Checklist prático para reduzir lodo na sua ETE

Se você quiser começar um plano de ação na sua estação, uma sequência prática pode ser:

  • Mapear o balanço de massa de lodo: quanto vem do físico-químico, quanto do biológico?
  • Revisar coagulante e polímero: fazer bateria de testes de jarro com diferentes combinações, buscando menor dosagem e melhor desidratação.
  • Ajustar SRT e purga de lodo: definir uma faixa-alvo e acompanhar semanalmente, com medição de MLSS/MLVSS.
  • Implantar controle mínimo de OD: mesmo que simples, com medidor portátil e ajustes manuais na aeração.
  • Registrar dados de geração de lodo: toneladas úmidas, % de sólidos, toneladas secas, custo de transporte e destinação.
  • Testar melhorias em desidratação: otimizar polímero, preparo, dosagem e parâmetros da centrífuga ou filtro prensa.
  • Avaliar rotas de pré-tratamento ou mudança de processo: especialmente se houver reformas programadas ou ampliações de capacidade.

Ao longo desse processo, é comum identificar “ganhos rápidos” (quick wins), como:

  • Redução de dosagem de coagulante sem perda de qualidade do efluente;
  • Ajuste simples na preparação de polímero que melhora sensivelmente a desidratação;
  • Correção de purga de lodo que estava muito acima (ou abaixo) do ideal.

Redução de lodo como estratégia de competitividade

Olhar para o lodo apenas como “resíduo inevitável” é desperdiçar oportunidade.

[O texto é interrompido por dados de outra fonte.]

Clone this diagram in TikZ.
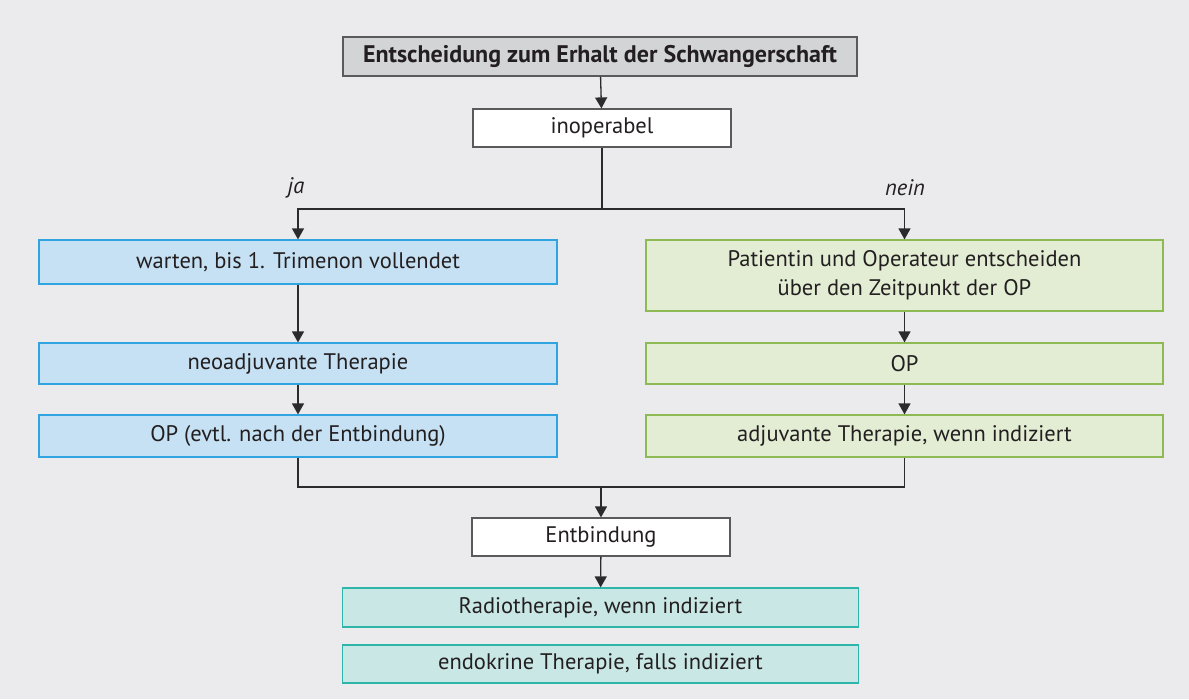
\documentclass[tikz,border=0pt]{standalone}
\usepackage{fontspec}
\setmainfont{PT Sans}
\usetikzlibrary{arrows.meta,positioning}
\definecolor{bggray}{HTML}{EBEBED}
\definecolor{topfill}{HTML}{D3D4D6}
\definecolor{topdraw}{HTML}{5A5A5C}
\definecolor{bluefill}{HTML}{C6E1F4}
\definecolor{bluedraw}{HTML}{2FA4DE}
\definecolor{greenfill}{HTML}{E2EDD4}
\definecolor{greendraw}{HTML}{8DBA52}
\definecolor{tealfill}{HTML}{C9E8E5}
\definecolor{tealdraw}{HTML}{2DB5A9}
\definecolor{linedark}{HTML}{2B2A2C}
\definecolor{textdark}{HTML}{231F20}

\begin{document}
\begin{tikzpicture}[x=1pt,y=-1pt,
      box/.style={draw, line width=1.2pt, inner sep=2pt, text=textdark, align=center, font=\fontsize{22.5}{29}\selectfont},
      graybox/.style={box, fill=topfill, draw=topdraw, font=\fontsize{24}{29}\selectfont\bfseries},
      whitebox/.style={box, fill=white, draw=topdraw},
      bluebox/.style={box, fill=bluefill, draw=bluedraw, minimum width=518pt},
      greenbox/.style={box, fill=greenfill, draw=greendraw, minimum width=517pt},
      tealbox/.style={box, fill=tealfill, draw=tealdraw, minimum width=516pt},
      arr/.style={-{Triangle[length=11pt,width=12pt]}, line width=1.3pt, draw=linedark},
      lin/.style={line width=1.3pt, draw=linedark},
      answer/.style={font=\fontsize{22.5}{29}\selectfont\itshape, text=textdark}
      ]
      \fill[bggray] (0,0) rectangle (1189,699);
      \useasboundingbox (0,0) rectangle (1189,699);

      \node[graybox, minimum width=514pt, minimum height=39pt] (start) at (600,56.5) {Entscheidung zum Erhalt der Schwangerschaft};
      \node[whitebox, minimum width=258pt, minimum height=38pt] (inop) at (602,128) {inoperabel};
      \node[answer] (ja) at (296,188) {ja};
      \node[answer] (nein) at (905,188) {nein};

      \node[bluebox, minimum height=44pt] (warten) at (298,262) {warten, bis 1. Trimenon vollendet};
      \node[bluebox, minimum height=41pt] (neoadj) at (298,363.5) {neoadjuvante Therapie};
      \node[bluebox, minimum height=42pt] (opl) at (298,436) {OP (evtl. nach der Entbindung)};

      \node[greenbox, minimum height=71pt] (entsch) at (904.5,275.5) {Patientin und Operateur entscheiden\\über den Zeitpunkt der OP};
      \node[greenbox, minimum height=41pt] (opr) at (904.5,363.5) {OP};
      \node[greenbox, minimum height=42pt] (adj) at (904.5,436) {adjuvante Therapie, wenn indiziert};

      \node[whitebox, minimum width=258pt, minimum height=38pt] (entb) at (601,537) {Entbindung};
      \node[tealbox, minimum height=39pt] (radio) at (600.5,607.5) {Radiotherapie, wenn indiziert};
      \node[tealbox, minimum height=38pt] (endo) at (600.5,664) {endokrine Therapie, falls indiziert};

      \coordinate (split) at (inop.south |- 0,209);
      \coordinate (merge) at (entb.north |- 0,487);

      \draw[arr] (start) -- (inop);
      \draw[lin] (inop.south) -- (split);
      \draw[arr] (split) -| (warten.north);
      \draw[arr] (split) -| (entsch.north);
      \draw[arr] (warten) -- (neoadj);
      \draw[arr] (neoadj) -- (opl);
      \draw[arr] (entsch) -- (opr);
      \draw[arr] (opr) -- (adj);
      \draw[lin] (opl.south) |- (merge) -| (adj.south);
      \draw[arr] (merge) -- (entb.north);
      \draw[arr] (entb) -- (radio);
    \end{tikzpicture}
\end{document}
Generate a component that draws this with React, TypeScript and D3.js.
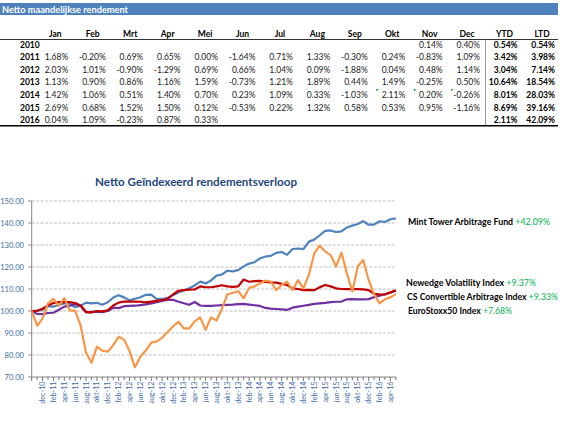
import React from 'react';
import * as d3 from 'd3';

// ---------- Table data ----------
const tableTitle = 'Netto maandelijkse rendement';
const monthCols = ['Jan', 'Feb', 'Mrt', 'Apr', 'Mei', 'Jun', 'Jul', 'Aug', 'Sep', 'Okt', 'Nov', 'Dec'];
const summaryCols = ['YTD', 'LTD'];
const years = ['2010', '2011', '2012', '2013', '2014', '2015', '2016'];
const r2010 = [null, null, null, null, null, null, null, null, null, null, 0.14, 0.40];
const r2011 = [1.68, -0.20, 0.69, 0.65, 0.00, -1.64, 0.71, 1.33, -0.30, 0.24, -0.83, 1.09];
const r2012 = [2.03, 1.01, -0.90, -1.29, 0.69, 0.66, 1.04, 0.09, -1.88, 0.04, 0.48, 1.14];
const r2013 = [1.13, 0.90, 0.86, 1.16, 1.59, -0.73, 1.21, 1.89, 0.44, 1.49, -0.25, 0.50];
const r2014 = [1.42, 1.06, 0.51, 1.40, 0.70, 0.23, 1.09, 0.33, -1.03, 2.11, 0.20, -0.26];
const r2015 = [2.69, 0.68, 1.52, 1.50, 0.12, -0.53, 0.22, 1.32, 0.58, 0.53, 0.95, -1.16];
const r2016 = [0.04, 1.09, -0.23, 0.87, 0.33, null, null, null, null, null, null, null];
const ytd = [0.54, 3.42, 3.04, 10.64, 8.01, 8.69, 2.11];
const ltd = [0.54, 3.98, 7.14, 18.54, 28.03, 39.16, 42.09];
const monthlyRows = [r2010, r2011, r2012, r2013, r2014, r2015, r2016];

// ---------- Chart data ----------
const chartTitle = 'Netto Geïndexeerd rendementsverloop';
const axisMonths = ['jan', 'feb', 'mrt', 'apr', 'mei', 'jun', 'jul', 'aug', 'sep', 'okt', 'nov', 'dec'];
const axisYears = ['10', '11', '12', '13', '14', '15', '16'];
const yTicks = [70, 80, 90, 100, 110, 120, 130, 140, 150];

// okt-10 .. mei-16
const mintTower = [100, 100.14, 100.54, 102.23, 102.03, 102.73, 103.40, 103.40, 101.70, 102.42, 103.79, 103.47, 103.72, 102.86, 103.98,
  106.09, 107.17, 106.20, 104.83, 105.55, 106.25, 107.36, 107.45, 105.43, 105.47, 105.98, 107.19,
  108.40, 109.38, 110.32, 111.60, 113.37, 112.54, 113.90, 116.06, 116.57, 118.31, 118.01, 118.60,
  120.28, 121.56, 122.18, 123.89, 124.76, 125.04, 126.41, 126.82, 125.52, 128.17, 128.42, 128.09,
  131.53, 132.43, 134.44, 136.46, 136.62, 135.90, 136.20, 137.99, 138.79, 139.53, 140.86, 139.22,
  139.28, 140.80, 140.47, 141.69, 142.09];
const newedge = [100, 100.1, 101, 102.5, 103.6, 104, 104, 104.1, 103.6, 102.5, 99.6, 99.3, 100, 99.8, 100.3,
  102.5, 103.8, 104.3, 104.3, 104.3, 104.2, 103.9, 104.3, 104.6, 105, 105.5, 107.5,
  109.2, 109.5, 109.7, 109.8, 111.2, 110.8, 110.8, 111.2, 111.7, 111.2, 111, 111.2,
  114.3, 113.3, 113.6, 113.7, 113.2, 113, 112.9, 112.3, 111.8, 110.3, 110, 109.5,
  109.6, 109.5, 110.8, 111.8, 111.2, 110.3, 110, 109.9, 109.9, 109.9, 109.8, 109.5,
  107.8, 107.6, 107.5, 108.5, 109.37];
const csConvertible = [100, 98.7, 98.6, 99.1, 99.2, 100.6, 102, 102.4, 103.1, 102.3, 99.4, 99.6, 99.7, 99.5, 100,
  101.5, 101.3, 102.2, 102.3, 102.4, 102.7, 103, 103.5, 104, 104.6, 105.2, 105.1,
  104.2, 103.5, 102.8, 104.1, 102.5, 102.3, 102.3, 102.5, 102.7, 102.8, 102.9, 103.1,
  103.2, 102.9, 102.6, 102.3, 101.4, 101.1, 100.9, 100.7, 100.5, 101.5, 102, 102.4,
  102.8, 103.2, 103.5, 103.7, 104, 104.2, 104.3, 105.3, 105.4, 105.3, 105.3, 105.4,
  106.3, 107, 107.6, 108.3, 109.33];
const euroStoxx = [100, 93.3, 96.5, 103.5, 105.5, 102.3, 105.8, 100.3, 100.1, 93.5, 81, 76.5, 83.8, 82, 81.5,
  84.5, 88.3, 87, 81.8, 74.4, 79.2, 82, 85.6, 86.2, 87.8, 90.5, 93,
  95.1, 92.1, 92.1, 95.3, 97.1, 91.4, 97.1, 95.6, 101, 107.5, 108.3, 109,
  105.8, 110.5, 111.2, 112.5, 113.8, 113.4, 109.5, 111.8, 113.3, 109.5, 114, 110.3,
  116.4, 126.2, 129.7, 127, 125.5, 120.2, 126.5, 117.1, 108.8, 120.2, 123.2, 114.1,
  107.7, 103.5, 105.3, 106.2, 107.68];

const seriesNames = ['Mint Tower Arbitrage Fund', 'Newedge Volatility Index', 'CS Convertible Arbitrage Index', 'EuroStoxx50 Index'];
const seriesTotals = ['+42.09%', '+9.37%', '+9.33%', '+7.68%'];
const seriesColors = ['#4F81BD', '#C00000', '#7030A0', '#F79646'];

const FONT = 'Lato, "Open Sans", sans-serif';

function buildCategories() {
  const out: string[] = [];
  axisYears.forEach((y) => axisMonths.forEach((m) => out.push(`${m}-${y}`)));
  const start = out.indexOf('okt-10');
  const end = out.indexOf('mei-16');
  return out.slice(start, end + 1);
}

export default function App() {
  const W = 565, H = 448;
  const categories = buildCategories();

  // table scales
  const cols = [...monthCols, ...summaryCols];
  const colRight = d3.scalePoint<string>().domain(cols).range([68.3, 555]);
  const rowY = d3.scalePoint<string>().domain(years).range([44.5, 120.2]);
  const fmt = (v: number) => `${v.toFixed(2)}%`;

  // chart scales
  const x = d3.scaleLinear().domain([0, categories.length - 1]).range([31.7, 395.8]);
  const y = d3.scaleLinear().domain([70, 150]).range([377, 201]);
  const line = d3.line<number>().x((_, i) => x(i)).y((d) => y(d));
  const allSeries = [mintTower, newedge, csConvertible, euroStoxx];
  const drawOrder = [0, 2, 1, 3];

  const labelPos = [
    { x: 408, y: 224.5, w: 142 },
    { x: 406, y: 286.3, w: 130 },
    { x: 407, y: 300.3, w: 151 },
    { x: 408, y: 313.7, w: 104 },
  ];

  return (
    <svg width={W} height={H} style={{ position: 'absolute', left: 0, top: 0, background: '#fff' }} fontFamily={FONT}>
      <rect x={0} y={0} width={W} height={H} fill="#fff" />
      {/* Table header bar */}
      <rect x={0} y={3} width={558} height={12} fill="#4F81BD" />
      <text x={2} y={12.6} fill="#fff" fontSize={9} fontWeight="bold" textLength={126} lengthAdjust="spacingAndGlyphs">{tableTitle}</text>

      {cols.map((c) => (
        <text key={c} x={(colRight(c) as number) - 13} y={36.8} fontSize={8.5} fontWeight="bold" textAnchor="middle" fill="#000">{c}</text>
      ))}
      <line x1={0} x2={558} y1={39.5} y2={39.5} stroke="#000" strokeWidth={0.8} />
      <line x1={485.5} x2={485.5} y1={39.5} y2={125.5} stroke="#808080" strokeWidth={0.8} />
      <line x1={0} x2={558} y1={125.7} y2={125.7} stroke="#000" strokeWidth={1.6} />

      {years.map((yr, r) => {
        const cy = rowY(yr) as number;
        return (
          <g key={yr}>
            <text x={20} y={cy + 3} fontSize={8.5} fontWeight="bold" fill="#000">{yr}</text>
            {monthlyRows[r].map((v, j) => v === null ? null : (
              <text key={j} x={colRight(monthCols[j]) as number} y={cy + 3} fontSize={8.5} textAnchor="end" fill="#1a1a1a">{fmt(v)}</text>
            ))}
            <text x={colRight('YTD') as number} y={cy + 3} fontSize={8.5} fontWeight="bold" textAnchor="end" fill="#000">{fmt(ytd[r])}</text>
            <text x={colRight('LTD') as number} y={cy + 3} fontSize={8.5} fontWeight="bold" textAnchor="end" fill="#000">{fmt(ltd[r])}</text>
          </g>
        );
      })}
      {/* Excel green error markers (2014 Okt/Nov/Dec) */}
      {['Okt', 'Nov', 'Dec'].map((m) => {
        const j = monthCols.indexOf(m);
        const lx = (colRight(monthCols[j - 1]) as number) + 8.5;
        const ty = (rowY('2014') as number) - 6;
        return <path key={m} d={`M${lx},${ty} h2.5 L${lx},${ty + 2.5} Z`} fill="#1E8F3A" />;
      })}

      {/* Chart title */}
      <text x={196} y={186} fontSize={12} fontWeight="bold" fill="#1F497D" textAnchor="middle" textLength={202} lengthAdjust="spacingAndGlyphs">{chartTitle}</text>

      {/* Gridlines */}
      {yTicks.filter((t) => t > 70).map((t) => (
        <line key={t} x1={x(0)} x2={x(categories.length - 1)} y1={y(t)} y2={y(t)} stroke="#ADADAD" strokeWidth={0.8} strokeDasharray="3 1.5" />
      ))}
      {/* Y axis */}
      <line x1={x(0)} x2={x(0)} y1={y(150)} y2={y(70)} stroke="#868686" strokeWidth={1} />
      {yTicks.map((t) => (
        <g key={t}>
          <line x1={x(0) - 3.5} x2={x(0)} y1={y(t)} y2={y(t)} stroke="#868686" strokeWidth={1} />
          <text x={24} y={y(t) + 2.7} fontSize={7.6} textAnchor="end" fill="#3F6DAA">{t.toFixed(2)}</text>
        </g>
      ))}
      {/* X axis */}
      <line x1={x(0)} x2={x(categories.length - 1)} y1={y(70)} y2={y(70)} stroke="#868686" strokeWidth={1} />
      {categories.map((c, i) => (
        <line key={c} x1={x(i)} x2={x(i)} y1={y(70)} y2={y(70) + (i % 2 === 0 ? 4 : 3)} stroke="#555" strokeWidth={0.8} />
      ))}
      {categories.map((c, i) => (i % 2 === 0 && i > 0) ? (
        <text key={c} transform={`translate(${x(i)},${381.5}) rotate(-90)`} dy="0.35em" fontSize={7.2} textAnchor="end" fill="#3F6DAA">{c}</text>
      ) : null)}

      {/* Series */}
      {drawOrder.map((k) => (
        <path key={k} d={line(allSeries[k]) || ''} fill="none" stroke={seriesColors[k]} strokeWidth={2.2} strokeLinejoin="round" />
      ))}

      {/* End labels */}
      {seriesNames.map((n, k) => (
        <text key={n} x={labelPos[k].x} y={labelPos[k].y} fontSize={8.5} fontWeight="bold" fill="#000" textLength={labelPos[k].w} lengthAdjust="spacingAndGlyphs">
          {n} <tspan fill="#00B050" fontWeight="normal">{seriesTotals[k]}</tspan>
        </text>
      ))}
    </svg>
  );
}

Quando a empresa passa a tratar a gestão de lodo como um projeto técnico de otimização, surgem benefícios que vão além do custo imediato:

  • Maior previsibilidade operacional e de orçamento;
  • Melhor relação com órgãos ambientais, por reduzir riscos e volume destinado;
  • Liberação de área e infraestrutura para outras melhorias de processo;
  • Base técnica mais sólida para decisões de investimento futuro (upgrade de tecnologia, geração de biogás, coprocessamento etc.).

O caminho passa sempre por três pilares: entender onde o lodo é gerado, ajustar quimicamente o processo de forma racional e operar o sistema biológico com foco em eficiência e estabilidade. Com dados em mãos e uma visão clara de metas, é possível transformar um dos maiores passivos do tratamento de efluentes em uma frente concreta de ganho operacional.